Campus Safety

Knowing how to respond quickly and efficiently in a crisis is critical to ensuring the safety of our schools and students. The midst of a crisis is not the time to start figuring out who ought to do what. At that moment, everyone involved- from top to bottom- should know the drill and know each other.

Margaret Spelling
Former Secretary of the US Department of Education

A crisis is “an unstable or crucial time or state of affairs in which a decisive change is impending, especially one with the distinct possibility of a highly undesirable outcome”. Webster’s Ninth Collegiate Dictionary 1987

In essence, a crisis is a situation where schools could be faced with inadequate information, not enough time, and insufficient resources, but in which leaders must make one or many crucial decisions.

Student safety has always been a number one priority at The Wood Acres School. While we fervently hope to never utilize our preparedness plans, we are proud to have been one of the first private schools in the area to have a complete plan modeled after the recommended plans in Washington, DC and submitted to the local police precinct. The plan is amended and reviewed each year with faculty and staff. While the details of the plan are confidential, the following should underscore the details to which we “invisibly” protect your and our most treasured people.

The Wood Acres School Emergency Preparedness Plan attempts  to address:

  • Natural disasters (earthquake, tornado, hurricane, flood, etc)
  • Severe weather
  • Fire
  • Chemical or hazardous material spill
  • Field trip bus accident
  • Shooting
  • Bomb threat
  • Unwanted persons on campus
  • School lock down
  • Medical emergency
  • Act of terror or war
  • Outbreak of disease or infection

The Wood Acres School Crisis Planning & Emergency Preparedness Plan   2016-2017

National preparedness efforts, including planning, are now informed by Presidential Policy Directive (PPD) 8, which was signed by the President in March 2011 and describes the nation’s approach to preparedness. This directive represents an evolution in our collective understanding of national preparedness, based on the lessons learned from terrorist attacks, hurricanes, school incidents, and other experiences.

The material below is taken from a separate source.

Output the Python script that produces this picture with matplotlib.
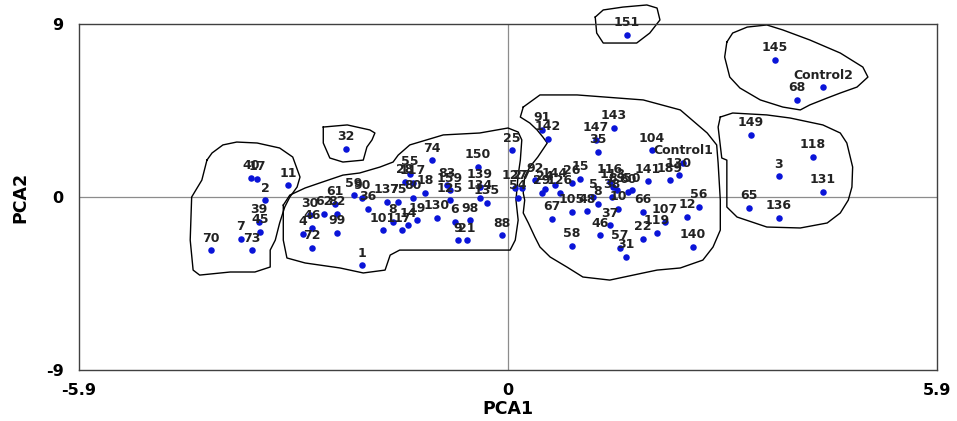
import matplotlib
matplotlib.use("Agg")
import matplotlib.pyplot as plt

plt.rcParams['font.family'] = ['DejaVu Sans']

# ---- data: sample labels and PCA scores ----
labels = [
    # left group
    "40", "17", "11", "2", "39", "45", "7", "73", "70",
    # isolated
    "32",
    # middle group
    "59", "90", "61", "30", "62", "82", "46", "4", "72", "99", "1", "36",
    "137", "75", "101", "17", "14", "19", "8",
    "74", "150", "25", "55", "28", "117", "83", "159", "139", "18", "125",
    "134", "135", "80", "130", "6", "98", "9", "21", "88",
    # right large group
    "91", "142", "143", "147", "35", "104", "Control1", "130", "141", "189",
    "66", "107", "12", "56", "119", "22", "140", "57", "31", "67", "105",
    "48", "8", "10", "37", "46", "58", "92", "27", "24", "144", "29", "126",
    "26", "15", "5", "116", "113", "89", "60", "50", "38", "54", "127",
    # far right groups
    "151", "145", "Control2", "68", "149", "118", "3", "131", "65", "136",
]
pca1 = [
    -3.535, -3.452, -3.026, -3.342, -3.424, -3.411, -3.672, -3.521, -4.085,
    -2.228,
    -2.118, -2.008, -2.379, -2.723, -2.531, -2.352, -2.696, -2.819, -2.696, -2.352, -2.008, -1.925,
    -1.664, -1.513, -1.719, -1.458, -1.375, -1.252, -1.582,
    -1.045, -0.413, 0.055, -1.348, -1.417, -1.307, -0.839, -0.798, -0.385, -1.141, -0.798,
    -0.385, -0.289, -1.307, -0.976, -0.729, -0.523, -0.688, -0.564, -0.083,
    0.468, 0.550, 1.458, 1.210, 1.238, 1.980, 2.407, 2.352, 1.925, 2.228,
    1.857, 2.159, 2.462, 2.627, 2.049, 1.857, 2.544, 1.540, 1.623, 0.605, 0.880,
    1.086, 1.238, 1.513, 1.403, 1.265, 0.880, 0.371, 0.193, 0.509, 0.646, 0.468, 0.715,
    0.880, 0.990, 1.169, 1.403, 1.444, 1.499, 1.650, 1.705, 1.430, 0.138, 0.096,
    1.637, 3.672, 4.332, 3.975, 3.342, 4.195, 3.727, 4.332, 3.314, 3.727,
]
pca2 = [
    0.99, 0.94, 0.62, -0.16, -1.30, -1.82, -2.18, -2.76, -2.76,
    2.50,
    0.10, -0.05, -0.36, -0.94, -0.88, -0.88, -1.61, -1.92, -2.65, -1.87, -3.54, -0.62,
    -0.26, -0.26, -1.72, -1.72, -1.46, -1.20, -1.30,
    1.92, 1.56, 2.44, 1.20, 0.78, 0.73, 0.62, 0.36, 0.52, 0.21, -0.16,
    -0.05, -0.31, -0.05, -1.09, -1.30, -1.20, -2.24, -2.24, -1.98,
    3.49, 3.02, 3.59, 2.97, 2.34, 2.44, 1.77, 1.14, 0.83, 0.88,
    -0.78, -1.30, -1.04, -0.52, -1.87, -2.18, -2.60, -2.65, -3.12, -1.14, -0.78,
    -0.73, -0.36, -0.62, -1.46, -1.98, -2.55, 0.88, 0.47, 0.42, 0.62, 0.21, 0.21,
    0.73, 0.94, 0.00, 0.78, 0.52, 0.36, 0.26, 0.36, 0.00, -0.05, 0.47,
    8.43, 7.13, 5.72, 5.05, 3.23, 2.08, 1.09, 0.26, -0.57, -1.09,
]

# cluster outlines (PCA1, PCA2 vertices)
outline_left_x = [-4.14, -4.07, -3.92, -3.73, -3.45, -3.14, -2.96, -2.86, -2.90, -3.00, -3.07, -3.14,
                  -3.20, -3.27, -3.27, -3.48, -3.82, -4.24, -4.33, -4.37, -4.35, -4.21]
outline_left_y = [1.92, 2.29, 2.71, 2.86, 2.81, 2.55, 2.08, 1.04, 0.52, 0.00, -0.52, -1.35,
                  -2.24, -2.76, -3.64, -3.90, -3.90, -4.06, -3.80, -2.24, 0.00, 0.88]
outline_32_x = [-2.54, -2.21, -1.90, -1.83, -1.87, -1.94, -1.99, -2.27, -2.45, -2.54]
outline_32_y = [3.64, 3.75, 3.49, 3.33, 2.97, 2.60, 1.92, 1.82, 2.03, 2.81]
outline_mid_x = [-3.09, -3.00, -2.79, -2.59, -2.27, -2.04, -1.76, -1.58, -1.51, -1.35, -0.89, -0.39,
                 -0.15, 0.00, 0.14, 0.19, 0.17, 0.14, 0.11, 0.14, 0.10, 0.03, -0.39, -1.21,
                 -1.49, -1.62, -1.69, -1.99, -2.31, -2.79, -3.04, -3.09]
outline_mid_y = [-0.42, 0.10, 0.47, 0.73, 1.14, 1.25, 1.56, 1.82, 2.18, 2.71, 3.23, 3.33,
                 3.49, 3.59, 3.38, 2.97, 1.92, 1.14, -0.16, -1.20, -2.24, -2.76, -2.76, -2.76,
                 -2.76, -3.02, -3.80, -3.95, -3.69, -3.43, -3.17, -2.24]
outline_right_x = [0.21, 0.44, 0.95, 1.86, 2.37, 2.74, 2.87, 2.89, 2.92, 2.92, 2.82, 2.68, 2.37,
                   2.05, 1.86, 1.40, 1.03, 0.81, 0.58, 0.44, 0.37, 0.28, 0.21, 0.23, 0.21,
                   0.23, 0.30, 0.41, 0.54, 0.48, 0.40, 0.30, 0.17]
outline_right_y = [4.68, 5.31, 5.31, 5.05, 4.53, 3.33, 2.71, 1.77, -0.16, -1.72, -2.60, -3.28, -3.69,
                   -3.80, -3.95, -4.32, -4.16, -3.64, -3.12, -2.60, -2.08, -1.35, -0.83, -0.16, 0.21,
                   1.04, 1.56, 2.08, 2.81, 3.12, 3.49, 3.85, 4.16]
outline_top_x = [3.01, 3.09, 3.29, 3.56, 3.78, 4.15, 4.57, 4.88, 4.95, 4.80, 4.57, 4.39, 4.15,
                 4.02, 3.78, 3.47, 3.19, 3.05, 2.98]
outline_top_y = [8.06, 8.53, 8.84, 8.95, 8.69, 8.17, 7.49, 6.76, 6.24, 5.72, 5.41, 5.15, 4.79,
                 4.53, 4.68, 5.05, 5.67, 6.24, 7.28]
outline_far_x = [2.92, 3.09, 3.56, 3.88, 4.33, 4.57, 4.66, 4.74, 4.73, 4.68, 4.57, 4.39, 4.02,
                 3.56, 3.15, 3.01, 3.01, 2.94, 2.89]
outline_far_y = [4.16, 4.37, 4.27, 4.11, 3.75, 3.33, 2.81, 1.56, 0.52, -0.16, -0.83, -1.35, -1.61,
                 -1.56, -1.04, -0.52, 1.92, 2.03, 3.64]
outline_151_x = [1.20, 1.31, 1.58, 1.91, 2.05, 2.09, 1.95, 1.77, 1.31, 1.22]
outline_151_y = [9.36, 9.73, 9.88, 9.99, 9.83, 9.21, 8.53, 8.01, 8.01, 8.53]

x_ticks = [-5.9, 0, 5.9]
x_ticklabels = ["-5.9", "0", "5.9"]
y_ticks = [-9, 0, 9]
y_ticklabels = ["-9", "0", "9"]

fig = plt.figure(figsize=(9.57, 4.21), dpi=100)
ax = fig.add_axes([0.0825, 0.121, 0.8966, 0.822])
ax.set_xlim(-5.9, 5.9)
ax.set_ylim(-9, 9)

ax.axhline(0, color='#8c8c8c', lw=0.9, zorder=1)
ax.axvline(0, color='#8c8c8c', lw=0.9, zorder=1)

outlines = [
    (outline_left_x, outline_left_y), (outline_32_x, outline_32_y),
    (outline_mid_x, outline_mid_y), (outline_right_x, outline_right_y),
    (outline_top_x, outline_top_y), (outline_far_x, outline_far_y),
    (outline_151_x, outline_151_y),
]
for ox, oy in outlines:
    ax.plot(list(ox) + [ox[0]], list(oy) + [oy[0]], color='black', lw=1.0,
            zorder=2, clip_on=False)

ax.scatter(pca1, pca2, s=22, color='#0a14d8', zorder=3, linewidths=0)
for lab, x, y in zip(labels, pca1, pca2):
    ax.annotate(lab, (x, y), xytext=(0, 4), textcoords='offset points',
                ha='center', va='bottom', fontsize=9, fontweight='bold',
                color='#222222', zorder=4)

ax.set_xticks(x_ticks)
ax.set_xticklabels(x_ticklabels, fontsize=11.5, fontweight='bold')
ax.set_yticks(y_ticks)
ax.set_yticklabels(y_ticklabels, fontsize=11.5, fontweight='bold')
ax.tick_params(length=0)
ax.tick_params(axis='x', pad=9)
ax.tick_params(axis='y', pad=11)
ax.set_xlabel("PCA1", fontsize=12.5, fontweight='bold', labelpad=2)
ax.set_ylabel("PCA2", fontsize=12.5, fontweight='bold', labelpad=12)
for sp in ax.spines.values():
    sp.set_color('#404040')
    sp.set_linewidth(1.0)

fig.savefig("out.png", dpi=100)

PPD-8 defines preparedness around five mission areas:

  • Protection
  • Prevention
  • Mitigation
  • Response
  • Recovery

Protection means the capabilities to secure schools against acts of violence and manmade or natural disasters. Protection focuses on ongoing actions that protect students, teachers, staff, visitors, networks, and property from a threat or hazard. for the purposes of this guide, means the capabilities necessary to avoid, deter, or stop an imminent crime or threatened or actual mass casualty incident.

Prevention is the action schools take to prevent a threatened or actual incident from occurring.

Mitigation means the capabilities necessary to eliminate or reduce the loss of life and property damage by lessening the impact of an event or emergency. In this document, “mitigation” also means reducing the likelihood that threats and hazards will happen.

Response means the capabilities necessary to stabilize an emergency once it has already happened or is certain to happen in an unpreventable way; establish a safe and secure environment; save lives and property; and facilitate the transition to recovery.

Recovery means the capabilities necessary to assist schools affected by an event or emergency in restoring the learning environment. Emergency management officials and emergency responders engaging with schools are familiar with this terminology.

These mission areas generally align with the three time frames associated with an incident: before, during, and after.  The majority of Prevention, Protection, and Mitigation activities generally occur before an incident, although these three mission areas do have ongoing activities that can occur throughout an incident.

The Wood Acres School annually updates its schoolwide plan and discusses it with all staff before school begins each year.  Although there is never a blueprint for emergencies, plans such as ours provide a framework of reference that is common to all responsible adults on campus and help instill a sense of order, calm, and confidence that Wood Acres will always do its very best to protect, deter, and proactively manage all situations deemed urgent.